The roots of homosexuality in Japan are not steeped in religion.  There's no common knowledge Christian dogma here on how the Bible calls homosexuality an abomination.  Trying to explain why this topic is so charged in the US is difficult when there's no religious basis from which to build the argument.  In fact, I'd be very concerned over how the Christian God would be perceived in trying to explain all this to the Japanese around me.
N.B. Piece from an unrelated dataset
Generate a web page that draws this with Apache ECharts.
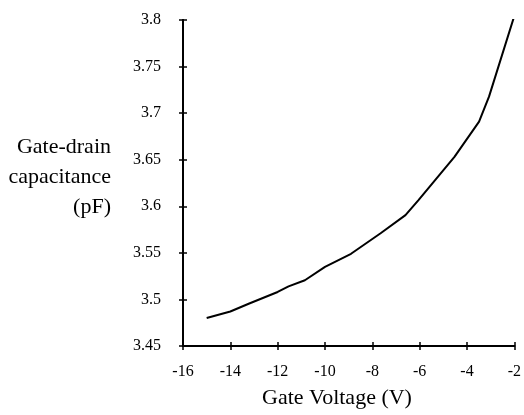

There's a Japanese word I love.  The word is kechi and it means small, petty, cheap, persnickety, trite and all of the above.  In short, it's not a personality trait to strive for.  For me, it comes down to this.  My God is not kechi.  My God doesn't hold a score card, keeping tabs of each good deed ("star for you here") and each bad deed ("X for you here").  There's no tallying when I die.  I imagine my post-death conversation with God to be something like this.
"Did you try?"
"Yes."
"Did you fail?"
"Yes."
"Did you try more than fail?"
"I think so.  Yes."
And here, I'm hugged.
"Good girl."

I can't explain to those I live alongside here in Japan any of this without making Americans sound like a collective group of whiny, uptight, self-righteous, "I'm right and you're wrong" religious fanatics, a group of people who can't get over mental images of what they perceive "gay sex" to be.  Not the way the argument is going now.  I don't want to do that.  I don't want to portray a god, your god, any god as being kechi.  For those in Japan for whom coming out is a non-issue (as in, it can't happen), what a foreign book of rules has to say is so incredibly irrelevant it's insulting to those who are trying to live with their secret. 

My friend Dawn wrote something on her Facebook page that said something to the extent, "Seeing all these banners make me feel supported."  So, this is for you, Dawn.  I support you.  I will stumble my way through trying to make myself sound coherent all while not trying to destroy the perception I project about those American Christians who are opposed to gay rights and gay marriage.